- Born: February 6, 1959 (age 67) Viljandi, then part of Estonian SSR, Soviet Union
- Education: Tartu University
- Known for: Raman spectroscopy Superconductivity Quantum magnetism
- Awards: Elected Fellow of the AAAS and APS
- Scientific career
- Fields: Condensed matter experiment
- Workplaces: Rutgers University
- Doctoral advisor: Ljubov A. Rebane

= Girsh Blumberg =

Estonian-American physicist

Girsh Blumberg is an Estonian-American physicist working in the experimental physics fields of condensed matter physics, spectroscopy, nano-optics, and plasmonics.
Blumberg is an elected fellow of the American Physical Society (APS),
an elected Fellow of the American Association for the Advancement of Science (FAAAS)
,
and a Distinguished Professor of Physics at Rutgers University.

Girsh Blumberg is best known for his contribution to electronic Raman scattering studies in strongly correlated electron systems,
superconductors and quantum spin systems.
He has co-authored over 100 publications and is inventor on over 30 patents in the fields of electronic and optical devices, spectroscopy and nano-plasmonics.
He and his collaborators made the first observation of the Leggett mode in multiband superconductors,

have observed Wigner crystallization in strongly interacting quantum spin ladder systems,

have explained long-standing puzzle of the "Hidden Order" in URu_{2}Si_{2} heavy fermion compound,

have made a discovery of the chiral spin waves on the surface of topological insulators,

to name a few.

==Biography==
Girsh Blumberg was raised in Viljandi, Estonia of educator parents, along with his two sisters Riina and Liia.

Blumberg graduated from secondary school in 1976 with gold medal and then, in 1981, with M.Sc. cum laude from University of Tartu.
He completed his Ph.D. in Physics and Mathematics from Physics Institute of the Estonian Academy of Sciences in 1987.

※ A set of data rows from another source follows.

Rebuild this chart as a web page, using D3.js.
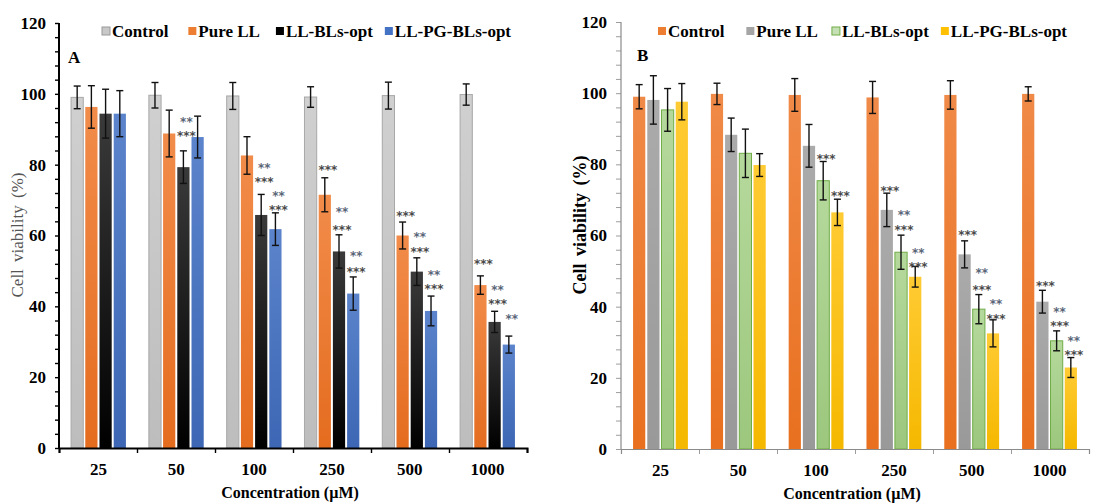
<!doctype html>
<html>
<head>
<meta charset="utf-8">
<style>
  body { margin: 0; background: #fff; }
  svg text { font-family: "Liberation Serif", "Times New Roman", serif; }
</style>
</head>
<body>
<div id="container"></div>

<script src="https://cdn.jsdelivr.net/npm/d3@7/dist/d3.min.js"></script>
<script type="text/javascript">

    var concentrations = ["25", "50", "100", "250", "500", "1000"];
    var yTicks = d3.range(0, 121, 4);

    // panel A
    var seriesA = ["Control", "Pure LL", "LL-BLs-opt", "LL-PG-BLs-opt"];
    var controlA = [99, 99.6, 99.4, 99.1, 99.5, 99.8];
    var controlErrA = [3.2, 3.6, 3.8, 2.9, 3.8, 3.0];
    var pureA = [96.3, 88.8, 82.6, 71.5, 60, 46];
    var pureErrA = [6, 6.6, 5.3, 4.8, 3.8, 2.6];
    var blsA = [94.4, 79.3, 65.8, 55.5, 49.8, 35.6];
    var blsErrA = [6.9, 4.6, 5.8, 4.7, 3.9, 3.0];
    var pgA = [94.4, 87.8, 61.8, 43.6, 38.7, 29.2];
    var pgErrA = [6.5, 5.9, 4.6, 4.7, 4.2, 2.4];
    // [concentration index, series index, value, stars]
    var starsA = [
        [1, 2, 93.0, "**"], [1, 2, 89.0, "***"],
        [2, 2, 80.0, "**"], [2, 2, 76.0, "***"],
        [2, 3, 72.0, "**"], [2, 3, 68.0, "***"],
        [3, 1, 79.4, "***"],
        [3, 2, 67.5, "**"], [3, 2, 62.4, "***"],
        [3, 3, 55.1, "**"], [3, 3, 50.6, "***"],
        [4, 1, 66.4, "***"],
        [4, 2, 60.3, "**"], [4, 2, 56.3, "***"],
        [4, 3, 49.8, "**"], [4, 3, 45.8, "***"],
        [5, 1, 52.8, "***"],
        [5, 2, 45.5, "**"], [5, 2, 41.5, "***"],
        [5, 3, 37.4, "**"]
    ];

    // panel B
    var seriesB = ["Control", "Pure LL", "LL-BLs-opt", "LL-PG-BLs-opt"];
    var controlB = [99.0, 99.8, 99.5, 98.8, 99.5, 99.8];
    var controlErrB = [3.4, 3.0, 4.6, 4.5, 4.0, 2.0];
    var pureB = [98.1, 88.3, 85.2, 67.2, 54.7, 41.4];
    var pureErrB = [6.8, 4.7, 6.0, 4.7, 3.8, 3.2];
    var blsB = [95.3, 83.1, 75.4, 55.3, 39.3, 30.4];
    var blsErrB = [6.0, 6.8, 5.4, 4.8, 4.1, 2.8];
    var pgB = [97.6, 79.8, 66.5, 48.4, 32.5, 22.9];
    var pgErrB = [5.1, 3.2, 3.7, 2.9, 3.8, 2.8];
    var starsB = [
        [2, 2, 82.3, "***"],
        [2, 3, 72.0, "***"],
        [3, 1, 73.4, "***"],
        [3, 2, 66.5, "**"], [3, 2, 62.5, "***"],
        [3, 3, 55.9, "**"], [3, 3, 51.9, "***"],
        [4, 1, 61.1, "***"],
        [4, 2, 50.3, "**"], [4, 2, 45.6, "***"],
        [4, 3, 41.5, "**"], [4, 3, 37.5, "***"],
        [5, 1, 46.6, "***"],
        [5, 2, 39.3, "**"], [5, 2, 35.3, "***"],
        [5, 3, 31.2, "**"], [5, 3, 27.2, "***"]
    ];

    var svg = d3.select("#container").append("svg")
        .attr("width", 1119)
        .attr("height", 503);

    var defs = svg.append("defs");

    function gradient(id, top, bottom) {
        var g = defs.append("linearGradient")
            .attr("id", id)
            .attr("x1", 0).attr("y1", 0).attr("x2", 0).attr("y2", 1);
        g.append("stop").attr("offset", "0%").attr("stop-color", top);
        g.append("stop").attr("offset", "100%").attr("stop-color", bottom);
        return "url(#" + id + ")";
    }

    var panelA = {
        x0: 59, x1: 527, yBottom: 448, yTop: 23,
        series: seriesA,
        values: [controlA, pureA, blsA, pgA],
        errors: [controlErrA, pureErrA, blsErrA, pgErrA],
        stars: starsA,
        fills: [gradient("ga0", "#d0d0d0", "#bdbdbd"), gradient("ga1", "#f28c4a", "#e46c1f"),
                gradient("ga2", "#3a3a3a", "#000000"), gradient("ga3", "#5b84cc", "#3d66b4")],
        strokes: ["#a8a8a8", "none", "none", "none"],
        legendFill: ["#c8c8c8", "#ed7d31", "#000000", "#4472c4"],
        legendStroke: ["#999", "none", "none", "none"],
        legendX: 102,
        legendGap: [20, 16, 12],
        letter: "A", letterX: 68, letterY: 63,
        axisColor: "#000", axisWidth: 2, yTickSize: 4,
        ylabelX: 17, ylabelY: 235, ylabelBold: false, ylabelColor: "#555", ylabelSize: 17
    };

    var panelB = {
        x0: 621, x1: 1089, yBottom: 449, yTop: 22,
        series: seriesB,
        values: [controlB, pureB, blsB, pgB],
        errors: [controlErrB, pureErrB, blsErrB, pgErrB],
        stars: starsB,
        fills: [gradient("gb0", "#f08a48", "#e8701f"), gradient("gb1", "#ababab", "#999999"),
                gradient("gb2", "#b5d99c", "#9cc77d"), gradient("gb3", "#ffcb33", "#f5b800")],
        strokes: ["none", "none", "#70ad47", "none"],
        legendFill: ["#ed7d31", "#a5a5a5", "#c5e0b4", "#ffc000"],
        legendStroke: ["none", "none", "#70ad47", "none"],
        legendX: 658,
        legendGap: [22, 14, 12],
        letter: "B", letterX: 637, letterY: 61,
        axisColor: "#8a8a8a", axisWidth: 1.2, yTickSize: 5,
        ylabelX: 580, ylabelY: 225, ylabelBold: true, ylabelColor: "#000", ylabelSize: 18
    };

    function drawPanel(p) {
        var g = svg.append("g");

        var y = d3.scaleLinear().domain([0, 120]).range([p.yBottom, p.yTop]);

        var xGroup = d3.scaleBand()
            .domain(concentrations)
            .range([p.x0, p.x1])
            .paddingInner(0.295)
            .paddingOuter(0.155);

        var xSeries = d3.scaleBand()
            .domain(d3.range(p.series.length))
            .range([0, xGroup.bandwidth()])
            .paddingInner(0.14);

        var xEdges = d3.scaleLinear().domain([0, concentrations.length]).range([p.x0, p.x1]);

        // bars
        var bars = [];
        p.values.forEach(function (vals, s) {
            vals.forEach(function (v, c) {
                bars.push({c: c, s: s, v: v, e: p.errors[s][c]});
            });
        });

        function barCenter(c, s) {
            return xGroup(concentrations[c]) + xSeries(s) + xSeries.bandwidth() / 2;
        }

        g.selectAll(".bar").data(bars).enter().append("rect")
            .attr("class", "bar")
            .attr("x", function (d) { return xGroup(concentrations[d.c]) + xSeries(d.s); })
            .attr("y", function (d) { return y(d.v); })
            .attr("width", xSeries.bandwidth())
            .attr("height", function (d) { return y(0) - y(d.v); })
            .attr("fill", function (d) { return p.fills[d.s]; })
            .attr("stroke", function (d) { return p.strokes[d.s]; })
            .attr("stroke-width", 1);

        // error bars
        var err = g.selectAll(".err").data(bars).enter().append("g").attr("class", "err")
            .attr("stroke", "#111").attr("stroke-width", 1.4);
        err.append("line")
            .attr("x1", function (d) { return barCenter(d.c, d.s); })
            .attr("x2", function (d) { return barCenter(d.c, d.s); })
            .attr("y1", function (d) { return y(d.v + d.e); })
            .attr("y2", function (d) { return y(d.v - d.e); });
        [1, -1].forEach(function (sign) {
            err.append("line")
                .attr("x1", function (d) { return barCenter(d.c, d.s) - 3.5; })
                .attr("x2", function (d) { return barCenter(d.c, d.s) + 3.5; })
                .attr("y1", function (d) { return y(d.v + sign * d.e); })
                .attr("y2", function (d) { return y(d.v + sign * d.e); });
        });

        // significance stars
        g.selectAll(".star").data(p.stars).enter().append("text")
            .attr("class", "star")
            .attr("x", function (d) { return barCenter(d[0], d[1]) + 3; })
            .attr("y", function (d) { return y(d[2]) + 7; })
            .attr("text-anchor", "middle")
            .style("font-family", "'DejaVu Sans', sans-serif")
            .style("font-size", "12px")
            .style("font-weight", "bold")
            .attr("fill", function (d) { return d[3] === "**" ? "#5a6678" : "#4a4a4a"; })
            .text(function (d) { return d[3]; });

        // y axis
        var yAxis = d3.axisLeft(y)
            .tickValues(yTicks)
            .tickSize(p.yTickSize)
            .tickPadding(9)
            .tickFormat(function (d) { return d % 20 === 0 ? d : ""; });
        var ya = g.append("g")
            .attr("transform", "translate(" + p.x0 + ",0)")
            .call(yAxis);
        ya.select(".domain").attr("stroke", p.axisColor).attr("stroke-width", p.axisWidth)
            .attr("d", "M0," + p.yBottom + "V" + p.yTop);
        ya.selectAll(".tick line").attr("stroke", p.axisColor).attr("stroke-width", p.axisWidth * 0.7);
        ya.selectAll(".tick text")
            .attr("fill", "#000")
            .style("font-family", "'Liberation Serif', serif")
            .style("font-size", "17px")
            .style("font-weight", "bold");

        // x axis: boundary ticks
        var xa = g.append("g")
            .attr("transform", "translate(0," + p.yBottom + ")")
            .call(d3.axisBottom(xEdges).tickValues(d3.range(0, concentrations.length + 1)).tickSize(5).tickFormat(""));
        xa.select(".domain").attr("stroke", p.axisColor).attr("stroke-width", p.axisWidth);
        xa.selectAll(".tick line").attr("stroke", p.axisColor).attr("stroke-width", p.axisWidth * 0.7);

        // x axis: labels
        var xl = g.append("g")
            .attr("transform", "translate(0," + p.yBottom + ")")
            .call(d3.axisBottom(xGroup).tickSize(0).tickPadding(15));
        xl.select(".domain").remove();
        xl.selectAll(".tick text")
            .attr("fill", "#000")
            .style("font-family", "'Liberation Serif', serif")
            .style("font-size", "17px")
            .style("font-weight", "bold");

        g.append("text")
            .attr("x", (p.x0 + p.x1) / 2 - 3)
            .attr("y", p.yBottom + 50)
            .attr("text-anchor", "middle")
            .style("font-size", "16px")
            .style("font-weight", "bold")
            .text("Concentration  (\u00b5M)");

        g.append("text")
            .attr("transform", "translate(" + p.ylabelX + "," + p.ylabelY + ") rotate(-90)")
            .attr("text-anchor", "middle")
            .attr("dy", "0.35em")
            .attr("fill", p.ylabelColor)
            .style("font-size", p.ylabelSize + "px")
            .style("font-weight", p.ylabelBold ? "bold" : "normal")
            .style("word-spacing", "3px")
            .text("Cell viability (%)");

        // panel letter
        g.append("text")
            .attr("x", p.letterX)
            .attr("y", p.letterY)
            .style("font-size", "17px")
            .style("font-weight", "bold")
            .text(p.letter);

        // legend
        var lx = p.legendX;
        p.series.forEach(function (name, i) {
            g.append("rect")
                .attr("x", lx)
                .attr("y", 27)
                .attr("width", 8)
                .attr("height", 8)
                .attr("fill", p.legendFill[i])
                .attr("stroke", p.legendStroke[i]);
            var t = g.append("text")
                .attr("x", lx + 10)
                .attr("y", 37)
                .style("font-size", "17px")
                .style("font-weight", "bold")
                .text(name);
            lx += 10 + t.node().getComputedTextLength() + (p.legendGap[i] || 0);
        });
    }

    drawPanel(panelA);
    drawPanel(panelB);

</script>
</body>
</html>
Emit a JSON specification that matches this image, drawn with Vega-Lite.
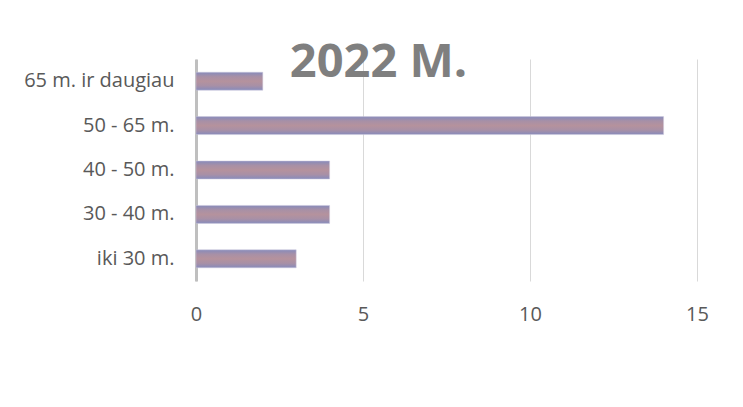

Starting from 1981 he was first a research, and later a senior research scientist at the National Institute of Chemical Physics and Biophysics in Tallinn, Estonia.
Between 1992 and 1998 Blumberg was Visiting Research Assistant Professor of the NSF Science and Technology Center for Superconductivity (NSF-STCS) at the University of Illinois at Urbana-Champaign.
In 1998 he joined Bell Labs before joining the faculty at Rutgers University in 2008.